> [WHAT YOU NEED TO DO] Omit any picture, and return the remaining data exactly as written.

===== DATA LINES

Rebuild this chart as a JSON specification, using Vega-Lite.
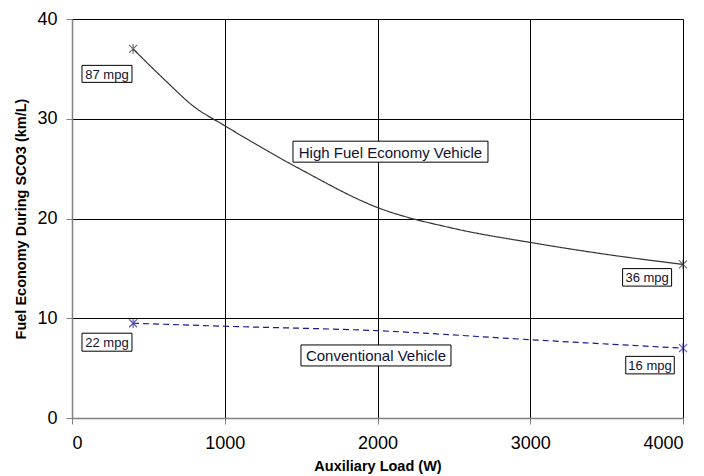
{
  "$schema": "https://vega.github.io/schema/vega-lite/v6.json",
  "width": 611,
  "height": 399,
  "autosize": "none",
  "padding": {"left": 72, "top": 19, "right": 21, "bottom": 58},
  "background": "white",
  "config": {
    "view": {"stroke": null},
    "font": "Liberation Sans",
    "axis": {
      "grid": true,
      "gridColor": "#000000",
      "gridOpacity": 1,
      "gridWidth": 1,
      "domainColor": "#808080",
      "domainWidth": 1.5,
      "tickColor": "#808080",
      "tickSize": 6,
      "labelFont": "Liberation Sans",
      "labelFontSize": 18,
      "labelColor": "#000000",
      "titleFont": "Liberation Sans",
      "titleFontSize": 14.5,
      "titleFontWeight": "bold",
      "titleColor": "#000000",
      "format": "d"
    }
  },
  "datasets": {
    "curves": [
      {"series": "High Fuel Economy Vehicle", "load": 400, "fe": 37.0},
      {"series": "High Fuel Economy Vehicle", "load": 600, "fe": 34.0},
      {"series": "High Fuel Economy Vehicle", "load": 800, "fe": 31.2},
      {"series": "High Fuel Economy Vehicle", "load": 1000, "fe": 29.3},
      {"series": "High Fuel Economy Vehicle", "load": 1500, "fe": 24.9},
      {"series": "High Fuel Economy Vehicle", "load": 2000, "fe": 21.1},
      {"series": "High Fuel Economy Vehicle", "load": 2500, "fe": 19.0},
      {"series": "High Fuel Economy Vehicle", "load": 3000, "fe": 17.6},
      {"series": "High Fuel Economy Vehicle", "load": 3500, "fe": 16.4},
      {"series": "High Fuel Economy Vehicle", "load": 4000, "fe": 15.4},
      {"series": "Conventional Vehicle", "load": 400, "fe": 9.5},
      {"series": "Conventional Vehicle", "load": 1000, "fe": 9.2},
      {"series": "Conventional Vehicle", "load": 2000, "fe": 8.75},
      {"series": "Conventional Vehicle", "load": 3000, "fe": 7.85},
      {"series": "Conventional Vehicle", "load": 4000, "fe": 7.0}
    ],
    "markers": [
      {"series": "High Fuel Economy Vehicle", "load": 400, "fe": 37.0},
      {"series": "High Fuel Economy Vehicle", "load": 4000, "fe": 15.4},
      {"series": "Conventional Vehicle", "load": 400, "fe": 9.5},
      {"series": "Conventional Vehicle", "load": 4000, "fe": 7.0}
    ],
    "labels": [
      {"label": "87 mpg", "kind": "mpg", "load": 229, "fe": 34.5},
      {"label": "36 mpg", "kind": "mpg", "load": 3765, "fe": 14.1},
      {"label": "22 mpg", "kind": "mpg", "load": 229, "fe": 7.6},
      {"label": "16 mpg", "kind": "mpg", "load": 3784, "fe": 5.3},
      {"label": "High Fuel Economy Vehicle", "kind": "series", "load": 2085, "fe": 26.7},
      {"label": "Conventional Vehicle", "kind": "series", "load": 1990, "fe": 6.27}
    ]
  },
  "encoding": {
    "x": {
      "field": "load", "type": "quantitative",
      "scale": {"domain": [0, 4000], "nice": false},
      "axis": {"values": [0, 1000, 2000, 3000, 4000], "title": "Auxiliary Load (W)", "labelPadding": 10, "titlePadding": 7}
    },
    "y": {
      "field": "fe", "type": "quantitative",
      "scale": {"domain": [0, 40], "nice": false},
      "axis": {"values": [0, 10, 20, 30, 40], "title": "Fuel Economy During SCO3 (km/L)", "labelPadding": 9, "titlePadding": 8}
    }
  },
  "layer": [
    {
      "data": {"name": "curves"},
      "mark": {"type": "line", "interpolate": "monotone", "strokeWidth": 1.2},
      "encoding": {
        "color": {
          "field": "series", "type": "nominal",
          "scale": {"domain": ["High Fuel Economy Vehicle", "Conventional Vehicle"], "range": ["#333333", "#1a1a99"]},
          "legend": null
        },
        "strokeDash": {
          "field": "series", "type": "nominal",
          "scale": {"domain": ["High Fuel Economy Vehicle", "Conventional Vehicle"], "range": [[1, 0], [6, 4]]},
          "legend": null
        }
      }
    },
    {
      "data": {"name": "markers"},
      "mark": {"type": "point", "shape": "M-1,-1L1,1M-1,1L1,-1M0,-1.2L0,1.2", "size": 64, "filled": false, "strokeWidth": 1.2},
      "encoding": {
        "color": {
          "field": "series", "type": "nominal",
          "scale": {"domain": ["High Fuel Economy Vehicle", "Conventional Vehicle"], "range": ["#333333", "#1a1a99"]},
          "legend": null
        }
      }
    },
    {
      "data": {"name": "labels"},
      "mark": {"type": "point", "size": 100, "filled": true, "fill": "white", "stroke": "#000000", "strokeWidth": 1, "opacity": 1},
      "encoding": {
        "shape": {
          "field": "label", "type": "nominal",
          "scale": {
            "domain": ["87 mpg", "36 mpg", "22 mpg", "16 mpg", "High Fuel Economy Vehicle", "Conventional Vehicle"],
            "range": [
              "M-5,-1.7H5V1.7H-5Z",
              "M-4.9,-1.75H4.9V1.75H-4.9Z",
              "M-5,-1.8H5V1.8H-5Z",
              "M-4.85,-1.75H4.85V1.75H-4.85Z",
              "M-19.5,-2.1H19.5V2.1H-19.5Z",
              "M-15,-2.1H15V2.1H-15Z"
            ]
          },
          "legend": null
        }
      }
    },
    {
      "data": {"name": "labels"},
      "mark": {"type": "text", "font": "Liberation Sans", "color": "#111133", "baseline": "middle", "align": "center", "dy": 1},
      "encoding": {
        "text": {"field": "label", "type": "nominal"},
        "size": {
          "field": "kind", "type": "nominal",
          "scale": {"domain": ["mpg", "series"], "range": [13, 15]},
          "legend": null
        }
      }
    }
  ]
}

==========

> [THE OUTPUT]
Rebuild this chart as a JSON specification, using Vega-Lite.
{
  "$schema": "https://vega.github.io/schema/vega-lite/v6.json",
  "width": 611,
  "height": 399,
  "autosize": "none",
  "padding": {"left": 72, "top": 19, "right": 21, "bottom": 58},
  "background": "white",
  "config": {
    "view": {"stroke": null},
    "font": "Liberation Sans",
    "axis": {
      "grid": true,
      "gridColor": "#000000",
      "gridOpacity": 1,
      "gridWidth": 1,
      "domainColor": "#808080",
      "domainWidth": 1.5,
      "tickColor": "#808080",
      "tickSize": 6,
      "labelFont": "Liberation Sans",
      "labelFontSize": 18,
      "labelColor": "#000000",
      "titleFont": "Liberation Sans",
      "titleFontSize": 14.5,
      "titleFontWeight": "bold",
      "titleColor": "#000000",
      "format": "d"
    }
  },
  "datasets": {
    "curves": [
      {"series": "High Fuel Economy Vehicle", "load": 400, "fe": 37.0},
      {"series": "High Fuel Economy Vehicle", "load": 600, "fe": 34.0},
      {"series": "High Fuel Economy Vehicle", "load": 800, "fe": 31.2},
      {"series": "High Fuel Economy Vehicle", "load": 1000, "fe": 29.3},
      {"series": "High Fuel Economy Vehicle", "load": 1500, "fe": 24.9},
      {"series": "High Fuel Economy Vehicle", "load": 2000, "fe": 21.1},
      {"series": "High Fuel Economy Vehicle", "load": 2500, "fe": 19.0},
      {"series": "High Fuel Economy Vehicle", "load": 3000, "fe": 17.6},
      {"series": "High Fuel Economy Vehicle", "load": 3500, "fe": 16.4},
      {"series": "High Fuel Economy Vehicle", "load": 4000, "fe": 15.4},
      {"series": "Conventional Vehicle", "load": 400, "fe": 9.5},
      {"series": "Conventional Vehicle", "load": 1000, "fe": 9.2},
      {"series": "Conventional Vehicle", "load": 2000, "fe": 8.75},
      {"series": "Conventional Vehicle", "load": 3000, "fe": 7.85},
      {"series": "Conventional Vehicle", "load": 4000, "fe": 7.0}
    ],
    "markers": [
      {"series": "High Fuel Economy Vehicle", "load": 400, "fe": 37.0},
      {"series": "High Fuel Economy Vehicle", "load": 4000, "fe": 15.4},
      {"series": "Conventional Vehicle", "load": 400, "fe": 9.5},
      {"series": "Conventional Vehicle", "load": 4000, "fe": 7.0}
    ],
    "labels": [
      {"label": "87 mpg", "kind": "mpg", "load": 229, "fe": 34.5},
      {"label": "36 mpg", "kind": "mpg", "load": 3765, "fe": 14.1},
      {"label": "22 mpg", "kind": "mpg", "load": 229, "fe": 7.6},
      {"label": "16 mpg", "kind": "mpg", "load": 3784, "fe": 5.3},
      {"label": "High Fuel Economy Vehicle", "kind": "series", "load": 2085, "fe": 26.7},
      {"label": "Conventional Vehicle", "kind": "series", "load": 1990, "fe": 6.27}
    ]
  },
  "encoding": {
    "x": {
      "field": "load", "type": "quantitative",
      "scale": {"domain": [0, 4000], "nice": false},
      "axis": {"values": [0, 1000, 2000, 3000, 4000], "title": "Auxiliary Load (W)", "labelPadding": 10, "titlePadding": 7}
    },
    "y": {
      "field": "fe", "type": "quantitative",
      "scale": {"domain": [0, 40], "nice": false},
      "axis": {"values": [0, 10, 20, 30, 40], "title": "Fuel Economy During SCO3 (km/L)", "labelPadding": 9, "titlePadding": 8}
    }
  },
  "layer": [
    {
      "data": {"name": "curves"},
      "mark": {"type": "line", "interpolate": "monotone", "strokeWidth": 1.2},
      "encoding": {
        "color": {
          "field": "series", "type": "nominal",
          "scale": {"domain": ["High Fuel Economy Vehicle", "Conventional Vehicle"], "range": ["#333333", "#1a1a99"]},
          "legend": null
        },
        "strokeDash": {
          "field": "series", "type": "nominal",
          "scale": {"domain": ["High Fuel Economy Vehicle", "Conventional Vehicle"], "range": [[1, 0], [6, 4]]},
          "legend": null
        }
      }
    },
    {
      "data": {"name": "markers"},
      "mark": {"type": "point", "shape": "M-1,-1L1,1M-1,1L1,-1M0,-1.2L0,1.2", "size": 64, "filled": false, "strokeWidth": 1.2},
      "encoding": {
        "color": {
          "field": "series", "type": "nominal",
          "scale": {"domain": ["High Fuel Economy Vehicle", "Conventional Vehicle"], "range": ["#333333", "#1a1a99"]},
          "legend": null
        }
      }
    },
    {
      "data": {"name": "labels"},
      "mark": {"type": "point", "size": 100, "filled": true, "fill": "white", "stroke": "#000000", "strokeWidth": 1, "opacity": 1},
      "encoding": {
        "shape": {
          "field": "label", "type": "nominal",
          "scale": {
            "domain": ["87 mpg", "36 mpg", "22 mpg", "16 mpg", "High Fuel Economy Vehicle", "Conventional Vehicle"],
            "range": [
              "M-5,-1.7H5V1.7H-5Z",
              "M-4.9,-1.75H4.9V1.75H-4.9Z",
              "M-5,-1.8H5V1.8H-5Z",
              "M-4.85,-1.75H4.85V1.75H-4.85Z",
              "M-19.5,-2.1H19.5V2.1H-19.5Z",
              "M-15,-2.1H15V2.1H-15Z"
            ]
          },
          "legend": null
        }
      }
    },
    {
      "data": {"name": "labels"},
      "mark": {"type": "text", "font": "Liberation Sans", "color": "#111133", "baseline": "middle", "align": "center", "dy": 1},
      "encoding": {
        "text": {"field": "label", "type": "nominal"},
        "size": {
          "field": "kind", "type": "nominal",
          "scale": {"domain": ["mpg", "series"], "range": [13, 15]},
          "legend": null
        }
      }
    }
  ]
}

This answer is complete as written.